When I straighten, I bump his desk and his computer wakes. The golden retriever has been replaced with a new photo. My heart stumbles, cartwheels, and falls on its face.

There’s a beautiful nighttime view of the river behind them. In the foreground, Jake’s face is right next to hers, cheek to cheek, and he grins like a fool while she gazes distantly at the camera. She’s stunning, in a highlighted, lacquered, lip-fillered, paralyzed sort of way that speaks of careless wealth. It’s the Botox. Or maybe the horse tranquilizers kicking in, before he takes her back to his place and decapitates her. I look closely. Dolce & Gabbana sunglasses perched on her head. A Tiffany pendant. I’m a materialistic brand-name hound.

I return to my desk. I feel old and dowdy and cheap. I have heartburn and a headache coming on. I delete my Jake the Ripper notes from my phone. That’s that.

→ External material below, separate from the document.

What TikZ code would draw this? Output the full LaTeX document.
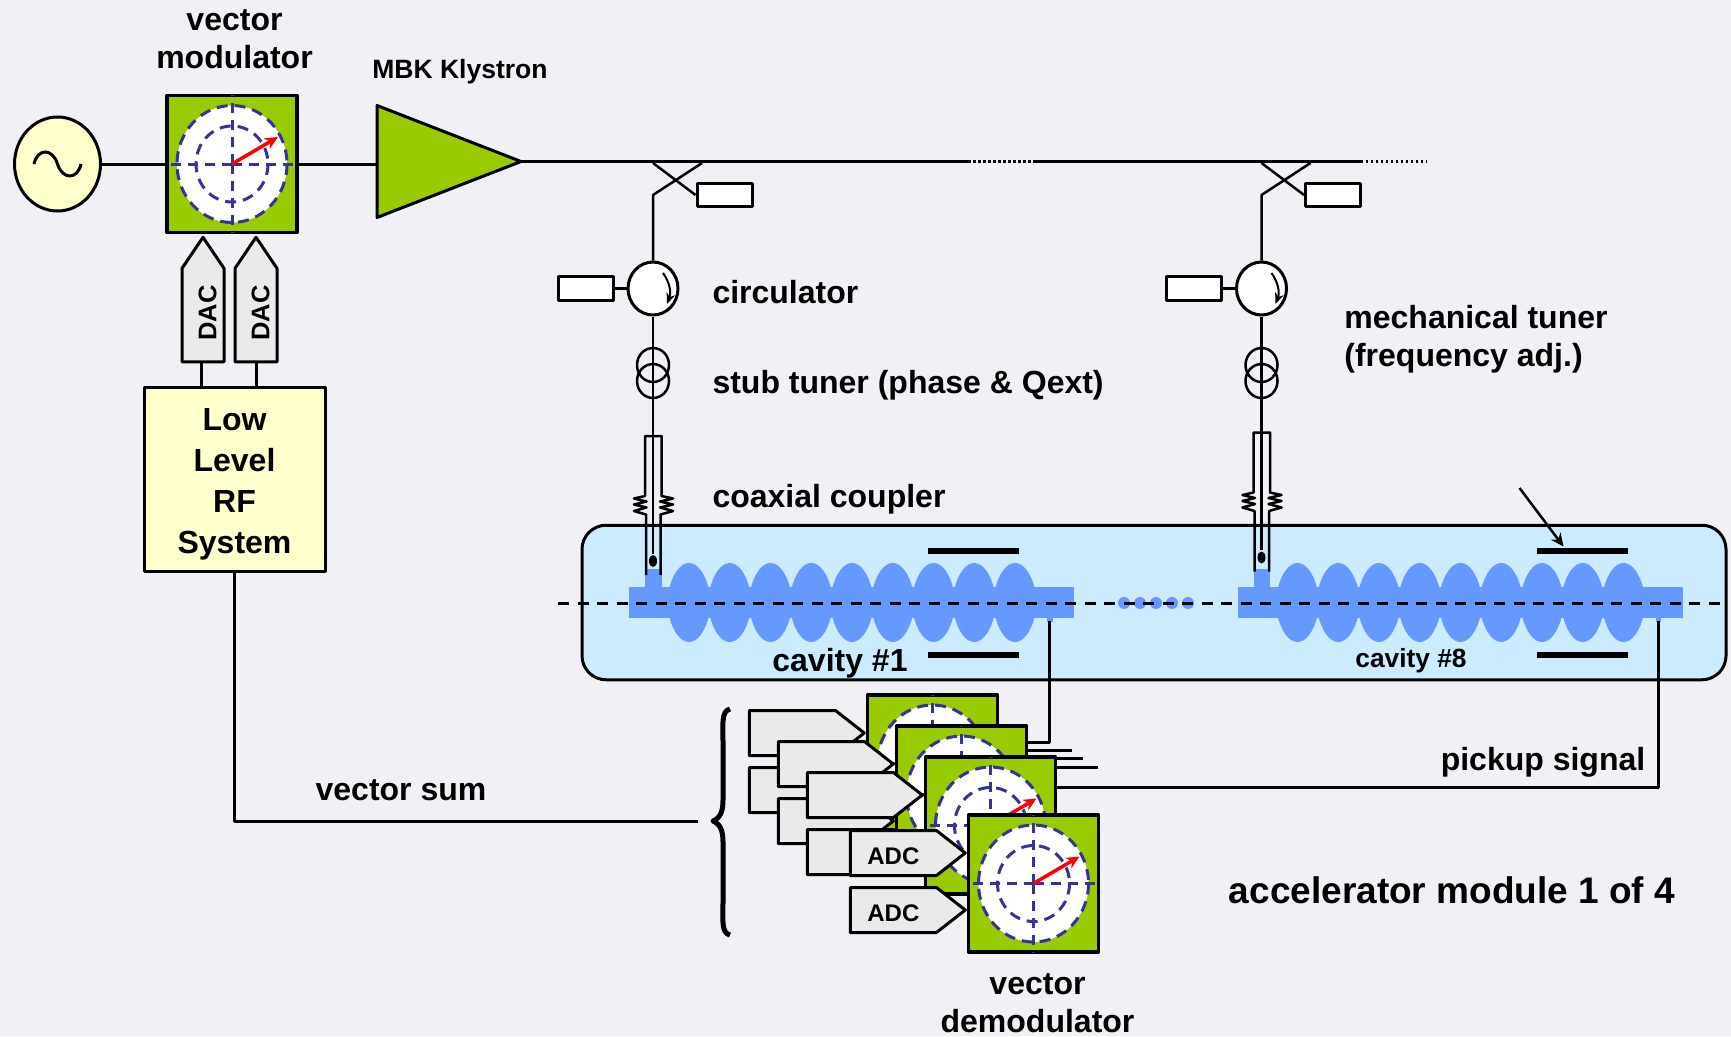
\documentclass[tikz,border=0pt]{standalone}
\usepackage{fontspec}
\setmainfont{Liberation Sans}
\usetikzlibrary{positioning,shapes.geometric,shapes.symbols,calc,arrows.meta}
\definecolor{slide}{HTML}{F0F0F5}
\definecolor{vecgreen}{HTML}{99CC00}
\definecolor{dialblue}{HTML}{333399}
\definecolor{paleyellow}{HTML}{FFFFCC}
\definecolor{cryoblue}{HTML}{CCEBFF}
\definecolor{cellblue}{HTML}{6699FF}
\definecolor{adcgrey}{HTML}{EAEAEA}

\begin{document}
\begin{tikzpicture}[%
    x=1pt,
    y=-1pt,
    >={Stealth[length=13pt,width=12pt]},
    line width=3pt,
    line join=round,
    wire/.style={draw,line width=3pt},
    thinwire/.style={draw,line width=2.5pt},
    lbl/.style={font=\fontsize{32}{38}\selectfont\bfseries,inner sep=0,outer sep=0,align=center},
    vecbox/.style={%
      rectangle,
      minimum width=130,
      minimum height=137,
      fill=vecgreen,
      draw,
      line width=3.5pt,
      inner sep=0
    },
    termbox/.style={%
      rectangle,
      minimum width=55,
      minimum height=23.5,
      fill=white,
      draw,
      inner sep=0
    },
    circbox/.style={%
      ellipse,
      minimum width=50,
      minimum height=53,
      fill=white,
      draw,
      inner sep=0
    },
    stubring/.style={%
      ellipse,
      minimum width=32,
      minimum height=34,
      draw,
      line width=2.5pt,
      inner sep=0
    },
    tunerbar/.style={%
      rectangle,
      minimum width=91,
      minimum height=6,
      fill=black,
      inner sep=0
    },
    adcbox/.style={%
      signal,
      signal to=east,
      signal pointer angle=76,
      minimum width=115,
      minimum height=45,
      fill=adcgrey,
      draw,
      inner sep=0,
      outer sep=0,
      text height=23pt,
      font=\fontsize{24}{24}\selectfont\bfseries
    },
    dacbox/.style={%
      signal,
      signal to=east,
      signal pointer angle=68,
      rotate=90,
      minimum width=124.5,
      minimum height=42,
      fill=adcgrey,
      draw,
      inner sep=0,
      outer sep=0,
      text height=27pt,
      font=\fontsize{25.5}{25.5}\selectfont\bfseries
    },
    cellshape/.pic={%
      \fill[cellblue] (-20,0) -- (-20,-13) .. controls (-16,-30) and (-8,-39.5) .. (0,-39.5)
        .. controls (8,-39.5) and (16,-30) .. (20,-13) -- (20,13)
        .. controls (16,30) and (8,39.5) .. (0,39.5) .. controls (-8,39.5) and (-16,30) .. (-20,13) -- cycle;
    },
    phasor/.pic={%
      \fill[white] (0,0) ellipse (55 and 58.5);
      \draw[dialblue,dash pattern=on 11pt off 7pt] (0,0) ellipse (55 and 58.5);
      \draw[dialblue,dash pattern=on 11pt off 7pt] (0,0) ellipse (36 and 38);
      \draw[dialblue,dash pattern=on 10pt off 7pt] (0,0) -- (65.5,0);
      \draw[dialblue,dash pattern=on 10pt off 7pt] (0,0) -- (-65.5,0);
      \draw[dialblue,dash pattern=on 10pt off 7pt] (0,0) -- (0,69);
      \draw[dialblue,dash pattern=on 10pt off 7pt] (0,0) -- (0,-69);
      \draw[->,red,line width=3.5pt] (0,0) -- (46,-27);
    }
  ]
    \fill[slide] (0,0) rectangle (1731,1036);
    \useasboundingbox (0,0) rectangle (1731,1036);

    \node[ellipse,minimum width=86,minimum height=94,fill=paleyellow,draw,inner sep=0] (osc) at (57.5,164) {};
    \draw[shift={(osc)}] (-23.5,0) .. controls (-20,-16) and (-5,-16) .. (0,0) .. controls (5,16) and (20,16) .. (23.5,0);

    \node[vecbox] (vm) at (232,164) {};
    \pic at (vm) {phasor};
    \node[lbl] (vmlabel) at (234.5,39) {vector\\modulator};

    \node[isosceles triangle,isosceles triangle apex angle=42,isosceles triangle stretches,
      minimum width=112,minimum height=144,fill=vecgreen,draw,inner sep=0,outer sep=0,anchor=apex] (kly) at (521,161.5) {};
    \node[lbl,font=\fontsize{26.5}{26.5}\selectfont\bfseries,anchor=base] (klylabel) at (460,78) {MBK Klystron};

    \node[dacbox,anchor=east] (dacA) at ($(vm.south)+(-29,3)$) {\hspace*{4pt}DAC};
    \node[dacbox,anchor=east] (dacB) at ($(vm.south)+(24,3)$) {\hspace*{4pt}DAC};
    \node[rectangle,minimum width=181,minimum height=184,fill=paleyellow,draw,inner sep=0] (llrf) at (234.5,479.5) {};
    \node[font=\fontsize{32}{41}\selectfont\bfseries,align=center,inner sep=0] (llrflabel) at (234.5,484) {Low\\Level\\RF\\System};

    \path (osc) edge[wire] (vm)
          (vm.east) edge[wire] (vm.east -| kly.lower side)
          ($(dacA.west)+(-1.5,0)$) edge[wire] ($(dacA.west |- llrf.north)+(-1.5,0)$)
          (dacB.west) edge[wire] (dacB.west |- llrf.north);

    \node[rectangle,rounded corners=24pt,minimum width=1144,minimum height=154.5,fill=cryoblue,draw,inner sep=0] (cryo) at (1154,602.5) {};

    \coordinate (dotA) at (968,161.5);
    \coordinate (dotB) at (1035,161.5);
    \coordinate (dotC) at (1360.5,161.5);
    \coordinate (dotD) at (1427,161.5);
    \draw[wire] (kly.apex) -- (dotA);
    \draw[dash pattern=on 2.5pt off 2.5pt,line width=2.5pt] (dotA) -- (dotB);
    \draw[wire] (dotB) -- (dotC);
    \draw[dash pattern=on 2.5pt off 2.5pt,line width=2.5pt] (dotC) -- (dotD);

    \foreach \nm/\xo/\yo in {A/0/0,B/608.5/-3.5} {
      \begin{scope}[xshift=\xo pt]
        \fill[cellblue] (629,586.5) rectangle (1074,617.5);
        \fill[cellblue] (645,568.5) rectangle (661.5,587);
        \fill[cellblue] (1047,617) rectangle (1052.5,622);
        \foreach \i in {0,...,8}
          \pic at ({689+40.75*\i},602.5) {cellshape};
        \coordinate (pick\nm) at (1049.5,621);
        \node[tunerbar] (tunerup\nm) at (973.5,551) {};
        \node[tunerbar] (tunerdn\nm) at (973.5,654.5) {};

        \node[termbox] (dumpup\nm) at (724.5,195) {};
        \node[termbox] (dumpcirc\nm) at (585.5,288.5) {};
        \node[circbox] (circ\nm) at (653,288.5) {};
        \node[stubring] (stuba\nm) at (653,365) {};
        \node[stubring] (stubb\nm) at (653,381) {};
        \node[ellipse,minimum width=8,minimum height=12,fill=black,inner sep=0] (tip\nm) at (653,{561+\yo}) {};
        \coordinate (tapa\nm) at (653,163);
        \coordinate (tapb\nm) at (702,163);
        \coordinate (bend\nm) at (653,195);

        \draw[thinwire] (tapa\nm) -- (dumpup\nm.west);
        \draw[thinwire] (tapb\nm) -- (bend\nm) -- (circ\nm.north);
        \path (dumpcirc\nm) edge[thinwire] (circ\nm)
              (circ\nm) edge[thinwire] (tip\nm);
        \draw[-{Stealth[length=11pt,width=9pt]},line width=2pt] (663,273) to[bend left=28] (667,304);

        \begin{scope}[yshift=-\yo pt]
          \draw[thinwire] (646,575) -- (646,514.5) -- (634,511) -- (646.5,507.5) -- (634,504.5) -- (646.5,501.5) -- (634,498.5)
            -- (645,496) -- (645,436) -- (661.5,436) -- (661.5,496) -- (673,498.5) -- (660,501.5) -- (673,504.5) -- (660,507.5)
            -- (673,511) -- (660.5,514.5) -- (660.5,575);
        \end{scope}
      \end{scope}
    }

    \foreach \cx in {1124,1140,1156,1172,1188}
      \fill[cellblue] (\cx,603) circle (6);
    \coordinate (axisA) at (558,603);
    \coordinate (axisB) at (1726,603);
    \draw[dash pattern=on 11pt off 8.5pt] (axisA) -- (axisB);

    \node[lbl,anchor=base] (cavlabelA) at (840,671) {cavity \#1};
    \node[lbl,font=\fontsize{26.3}{26.3}\selectfont\bfseries,anchor=base] (cavlabelB) at (1411,667) {cavity \#8};
    \node[lbl,anchor=base west] (circlabel) at (712.5,303) {circulator};
    \node[lbl,anchor=base west] (stublabel) at (712.5,393) {stub tuner (phase \& Qext)};
    \node[lbl,anchor=base west] (cplrlabel) at (712.5,507) {coaxial coupler};
    \node[lbl,align=left] (tunerlabel) at (1476,339.5) {mechanical tuner\\(frequency adj.)};
    \coordinate (tunertail) at (1519.5,488);
    \draw[->,line width=2.5pt] (tunertail) -- ($(tunerupB.north)+(-18.5,0)$);

    \foreach \nm/\xx/\yy/\adc in {A/932.5/763.5/{},B/961.5/794.5/{},C/990.5/825.5/{},D/1033.5/883.5/ADC} {
      \node[vecbox] (sq\nm) at (\xx,\yy) {};
      \pic at (sq\nm) {phasor};
      \node[adcbox,anchor=east] (adcup\nm) at ($(sq\nm.west)+(-1.5,-30.5)$) {\adc};
      \node[adcbox,anchor=east] (adcdn\nm) at ($(sq\nm.west)+(-1.5,26.5)$) {\adc};
    }

    \coordinate (stubout) at (1072,750);
    \draw[wire] (pickA) -- (pickA |- 0,742) -- (sqB.east |- 0,742);
    \draw[wire] (sqB.east |- stubout) -- (stubout);
    \draw[wire] (sqC.east |- 0,758) -- (1083,758);
    \draw[wire] (sqC.east |- 0,767) -- (1098,767);
    \draw[wire] (pickB) -- (pickB |- 0,787) -- (sqC.east |- 0,787);

    \coordinate (bracetip) at (713,821);
    \coordinate (sumend) at (698,821);
    \draw[wire] (llrf.south) |- (sumend);
    \draw[line width=5pt] (730,709) .. controls (721,711) and (723,725) .. (723,742) -- (723,800)
      .. controls (723,812) and (720,818) .. (bracetip) .. controls (720,824) and (723,830) .. (723,842)
      -- (723,902) .. controls (723,920) and (721,933) .. (730,935);

    \node[lbl,anchor=base] (sumlabel) at (401,800) {vector sum};
    \node[lbl,anchor=base] (picklabel) at (1543,770.5) {pickup signal};
    \node[lbl,font=\fontsize{37}{37}\selectfont\bfseries,anchor=base] (modlabel) at (1452,903) {accelerator module 1 of 4};
    \node[lbl] (demodlabel) at (1037.5,1003) {vector\\demodulator};
\end{tikzpicture}
\end{document}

He comes back from lunch, and I watch him tinker away at his computer in the reflective surface of the black stone vase on my desk. I watch him push his glasses back up his straight nose and accidentally muss up his neat hair when he scratches his head. He glances over at me, laconic, bored, and I wonder if she’s his girlfriend. He’s clever and good-looking—even if he is just a temp and his freezer’s full of severed heads. I wonder if they have frequent, vigorous sex. I bet she lets him keep his glasses on.

I hate him so much.

At the end of the day, I go home and line up bits of beige plastic on my coffee table. Arms here, legs there. In my head, I line up bits and pieces of Jake.

He placed that flash drive in his messenger bag pocket in front of me while I watched. He wanted me to find that list for some reason.

The golden retriever photo—he was checking to see what I noticed.

And that selfie he replaced it with…

He’s teasing me. He’s still checking to see what I notice. He’s…bored.

Are you as bored of real life as I am?

A man with a wealthy, beautiful girlfriend doesn’t get bored.

She could be anyone. She could be no one. I’m the one he’s playing serial killer games with.

Tinkle, tinkle, tinkle.

I consider my deconstructed doll laid out before me, and I realize there’s a message here—an offering, if I’m interested in accepting. I’m missing a head, and I need to know: Will this Ken doll have dark hair and glasses?